Un corps féminin, un corps masculin. En plaçant le squelette à l'endroit de la vésica piscis, les lignes de force apparaissent clairement dans la forme du squelette humain, à l'intérieur du champ sous-tendu par les lois de la fleur de vie. Ces lois renvoient à la résonance entre le corps humain et le champ originel de la nature. Ces forces se sont organisées petit à petit, jusque et y compris dans l'organisation du corps humain. On sait qu'on fait partie de la nature, mais entre le savoir intellectuellement et le voir révélé de façon aussi rigoureuse par des lois mathématiques, est une grâce qui amène à une reconnaissance intérieure libératrice. Les mandalas ou fleurs de vie donnent une information, sans imposer les détails d'un chemin à parcourir. Ils transmettent une donnée synthétique, tout en laissant chaque personne libre de sentir ce que ça évoque chez elle. C'est d'ailleurs ce que j'aime dans l'art : plutôt qu'imposer une pensée organisée, la démarche artistique s'adresse à une sensibilité libre de représentation mentale, mais qui implique un processus intime, qui renvoie à l'intériorité. Ensuite, une rencontre vibratoire directe a lieu entre l’observateur et l’œuvre.

 

 

 

 

 

 

 

 

 

 

 

 

 

 

 

 

 

AB : donc si je trace des cercles, que je choisis mes couleurs, ce que je veux faire apparaître à l'avant-plan ou à l'arrière-plan, « mon » mandala affleurera ?

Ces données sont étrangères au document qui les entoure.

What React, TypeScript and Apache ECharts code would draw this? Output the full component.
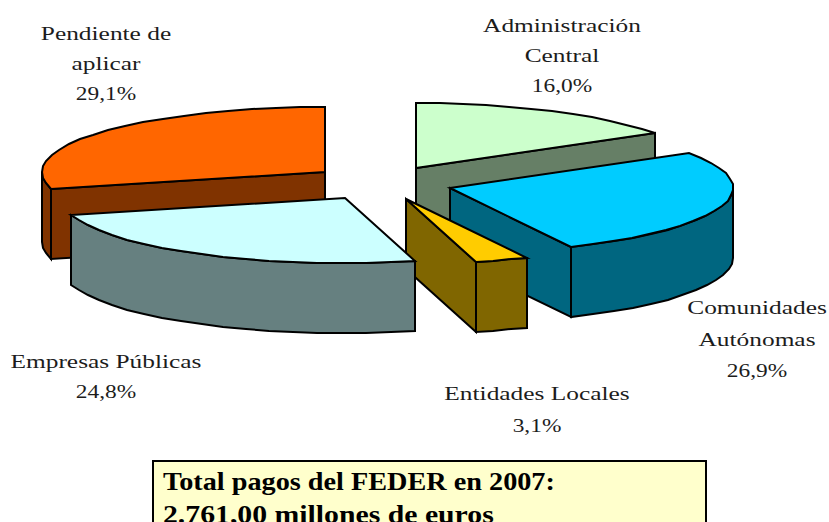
import React, { useEffect, useRef } from "react";
import * as echarts from "echarts";

const categories = ["Administración\nCentral", "Comunidades\nAutónomas", "Entidades Locales", "Empresas Públicas", "Pendiente de\naplicar"];
const shares = [16.0, 26.9, 3.1, 24.8, 29.1];
const boxLines = ["Total pagos del FEDER en 2007:", "2.761,00 millones de euros"];

const topColors = ["#CCFFCC", "#00CCFF", "#FFCC00", "#CCFFFF", "#FF6600"];
const sideColors = ["#667F66", "#006680", "#806600", "#668080", "#803300"];
const apexes = [[416, 168], [450, 188], [406, 199], [345, 198], [325, 172]];
const drawRank = [0, 2, 3, 4, 1];
const labelCentres = [[562, 26], [757, 308], [537, 394], [106, 362], [106, 34]];
const labelGaps = [30, 31.5, 32, 30, 30];
const boxScales = [1.13, 1.19];
const RX = 283, RY = 65, DEPTH = 70;
const FONT = '"Liberation Serif", serif';
const total = shares.reduce((a, b) => a + b, 0);
const rad = (d: number) => (d * Math.PI) / 180;

const fmt = (v: number) => v.toFixed(1).replace(".", ",") + "%";

function rimPoint(c: number[], deg: number) {
  return [Math.round(c[0] + RX * Math.sin(rad(deg))), Math.round(c[1] - RY * Math.cos(rad(deg)))];
}
function arcPoints(c: number[], a: number, b: number) {
  const n = Math.max(1, Math.ceil((b - a) / 5));
  const out: number[][] = [];
  for (let i = 0; i <= n; i++) out.push(rimPoint(c, a + ((b - a) * i) / n));
  return out;
}

function renderItem(params: any, api: any) {
  const i = params.dataIndex;
  const value = api.value(1);
  let before = 0;
  for (let k = 0; k < i; k++) before += shares[k];
  const a = (before / total) * 360;
  const b = a + (value / total) * 360;
  const c = apexes[i];
  const rank = drawRank[i] * 10;
  const line = { stroke: "#000", lineWidth: 2, lineJoin: "miter" };
  const children: any[] = [];
  const down = (p: number[]) => [p[0], p[1] + DEPTH];
  const side = (pts: number[][], z: number) =>
    children.push({
      type: "polygon",
      z2: rank + z,
      shape: { points: [...pts, ...pts.slice().reverse().map(down)] },
      style: { ...line, fill: sideColors[i] },
    });
  if (Math.sin(rad(a)) < 0) side([rimPoint(c, a), c], 1);
  if (Math.sin(rad(b)) > 0) side([c, rimPoint(c, b)], 1);
  const fa = Math.max(a, 90), fb = Math.min(b, 270);
  if (fb > fa) side(arcPoints(c, fa, fb), 2);
  children.push({
    type: "polygon",
    z2: rank + 5,
    shape: { points: [c, ...arcPoints(c, a, b)] },
    style: { ...line, fill: topColors[i] },
  });
  return { type: "group", children };
}

function textLine(text: string, x: number, y: number, scaleX: number) {
  return {
    type: "text",
    x,
    y,
    scaleX,
    z: 10,
    style: { text, font: `18px ${FONT}`, fill: "#1c1c1c", textAlign: "center", textVerticalAlign: "middle" },
  };
}

export default function App() {
  const ref = useRef<HTMLDivElement>(null);
  useEffect(() => {
    const chart = echarts.init(ref.current!, undefined, { renderer: "svg" });
    const graphic: any[] = [];
    categories.forEach((name, i) => {
      const nameLines = name.split("\n");
      nameLines.forEach((t, k) =>
        graphic.push(textLine(t, labelCentres[i][0], labelCentres[i][1] + k * labelGaps[i], 1.41))
      );
      graphic.push(textLine(fmt(shares[i]), labelCentres[i][0], labelCentres[i][1] + nameLines.length * labelGaps[i], 1.3));
    });
    graphic.push({
      type: "rect",
      z: 10,
      shape: { x: 153, y: 461, width: 553, height: 80 },
      style: { fill: "#FFFFCC", stroke: "#000", lineWidth: 2 },
    });
    boxLines.forEach((t, k) =>
      graphic.push({
        type: "text",
        x: 163,
        y: 482 + k * 33,
        z: 11,
        scaleX: boxScales[k],
        style: { text: t, font: `bold 25px ${FONT}`, fill: "#000", textAlign: "left", textVerticalAlign: "middle" },
      })
    );
    chart.setOption({
      animation: false,
      backgroundColor: "#fff",
      graphic,
      series: [
        {
          type: "custom",
          coordinateSystem: "none",
          silent: true,
          renderItem,
          data: shares.map((v, i) => [i, v]),
        },
      ],
    });
    return () => chart.dispose();
  }, []);
  return <div ref={ref} style={{ position: "absolute", left: 0, top: 0, width: 829, height: 522, overflow: "hidden" }} />;
}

DD : une sorte de dialogue direct va se mettre en place au travers de ta sensibilité propre, avec ce principe universel qui nous fonde, qui est inscrit dans nos cellules, dans nos organes, et ce dans une relation simple, directe et joyeuse. C'est vrai pour n'importe qui, à condition bien sûr qu'on ait envie de le faire, d'avoir ce type de sensibilité. Pour moi, cette passion est devenue une véritable voie intégrative. Il y a le plaisir du tracé, ce dialogue avec l'invisible et le visible qui informe le corps d'une façon simple, directe, pure, et qui le régénère. Comme si on revenait à une source originelle. Le processus est fin, infime, subtil. C'est avec le temps qu'on se rend compte que « ça a oeuvré ».

 

AB : quel genre de découvertes as-tu fait par rapport au squelette humain ?

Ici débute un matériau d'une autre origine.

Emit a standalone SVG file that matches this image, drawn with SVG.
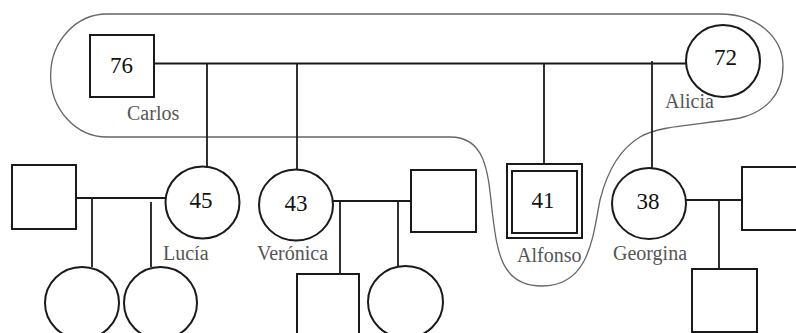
<svg xmlns="http://www.w3.org/2000/svg" width="796" height="333" viewBox="0 0 796 333">
<style>
.n{fill:#fff;stroke:#1a1a1a;stroke-width:2}
.c{fill:none;stroke:#1a1a1a;stroke-width:1.8}
.enc{fill:none;stroke:#666;stroke-width:1.3}
.num{font-family:"Liberation Serif","Times New Roman",serif;font-size:23px;fill:#111;text-anchor:middle}
.nm{font-family:"Liberation Serif","Times New Roman",serif;font-size:20px;fill:#555}
</style>
<rect width="796" height="333" fill="#fff"/>
<path id="enclosure" class="enc" d="M107,14 H720 C758,14 783,38 783,66 C783,95 765,112 740,118 C700,125 660,125 640,137 C615,152 605,180 600,200 C593,235 590,286 542,286 C500,286 497,250 492,210 C488,170 485,137 450,137 H107 A55,60 0 0 1 107,14 Z"/>
<g id="connectors">
<path class="c" d="M154,63.5 H687"/>
<path class="c" d="M207,63.5 V167"/>
<path class="c" d="M297,63.5 V170"/>
<path class="c" d="M544,63.5 V164"/>
<path class="c" d="M652,61 V168"/>
<path class="c" d="M76,198 H166"/>
<path class="c" d="M92,198 V267"/>
<path class="c" d="M151,202 V267"/>
<path class="c" d="M333,201 H411"/>
<path class="c" d="M340,201 V274"/>
<path class="c" d="M398,201 V266"/>
<path class="c" d="M686,200 H742"/>
<path class="c" d="M719,200 V269"/>
</g>
<g id="carlos"><rect class="n" x="90" y="35" width="64" height="62"/><text class="num" x="121.5" y="72.5">76</text><text class="nm" x="127" y="120">Carlos</text></g>
<g id="alicia"><ellipse class="n" cx="723" cy="61" rx="37" ry="36"/><text class="num" x="725.5" y="65">72</text><text class="nm" x="665" y="108">Alicia</text></g>
<g id="lucia-husband"><rect class="n" x="12" y="165" width="64" height="64"/></g>
<g id="lucia"><ellipse class="n" cx="202.5" cy="202.5" rx="37" ry="36"/><text class="num" x="201" y="208">45</text><text class="nm" x="163" y="260">Lucía</text></g>
<g id="lucia-child1"><ellipse class="n" cx="82" cy="303" rx="37" ry="36"/></g>
<g id="lucia-child2"><ellipse class="n" cx="160.5" cy="303" rx="36.5" ry="36"/></g>
<g id="veronica"><ellipse class="n" cx="296" cy="205" rx="37" ry="35.5"/><text class="num" x="296" y="211">43</text><text class="nm" x="257" y="260">Verónica</text></g>
<g id="veronica-husband"><rect class="n" x="411" y="170" width="65" height="62"/></g>
<g id="veronica-child1"><rect class="n" x="297" y="274" width="62" height="66"/></g>
<g id="veronica-child2"><ellipse class="n" cx="405.5" cy="302" rx="37.5" ry="36"/></g>
<g id="alfonso"><rect class="n" x="507" y="164" width="75" height="74"/><rect class="n" x="512" y="171" width="65" height="62"/><text class="num" x="543" y="208">41</text><text class="nm" x="517" y="262">Alfonso</text></g>
<g id="georgina"><ellipse class="n" cx="649" cy="203.5" rx="37" ry="35.5"/><text class="num" x="648" y="209">38</text><text class="nm" x="613" y="260">Georgina</text></g>
<g id="georgina-husband"><rect class="n" x="742" y="167" width="62" height="63"/></g>
<g id="georgina-child"><rect class="n" x="692" y="269" width="65" height="63"/></g>
</svg>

DD : il y en a beaucoup ! Tout d'abord, je le prends aussi comme un jeu, une sorte de jeu de piste qui fonctionne en partie par tâtonnements, mais auquel on peut jouer à l'infini ! Je place le squelette dans la mandorle (l'or de cette « amande dorée » fait référence à la lumière du cœur). Avec ma règle je trace des lignes. Les tracés ne passent pas nécessairement par le centre de la mandorle, elles sont toujours médiatrices entre deux cercles de la fleur de vie, ce qui donne un réseau de lignes qui sont à la fois des tensions et des résolutions de quelque chose. Je me suis rendu compte que des lignes fondamentales passaient exactement sur ce qu'on appelle les chakras dans le yoga. Pendant ma période « psy », j'ai ressenti le besoin d'un autre éclairage, d'une autre respiration, pour équilibrer la façon mentale d'aborder la logique causale de la souffrance. La fleur de vie contient le zodiaque, la loi des cycles qu’il traduit, éclaire d’une toute autre façon la mémoire que nous avons des évènements de notre vie. À chaque fois, le mandala révèle pour ainsi la structure originelle de la matière, du système. Et chacun peut fonder son art dans cette profondeur universelle

AB : en fin de compte ce sont les couleurs qui font apparaître la profondeur. Certaines de tes fleurs de vie font penser à la statuaire africaine. Ce serait une sorte de porte d'entrée vers l'universel, ce qui nous relie tous ?

DD : dès qu'on met de la couleur, on met de l'espace, de la profondeur. Le cercle se métamorphose en sphère. Explorer ces mandalas comme une structure universelle de base, qui se complexifie en croisant plusieurs systèmes, révèle quelque chose de l'expérience humaine, de façon extrêmement précise et ordonnante. Le tracé régulateur par la géométrie sacrée, participe au processus de révélation de la splendeur de l’incarnation.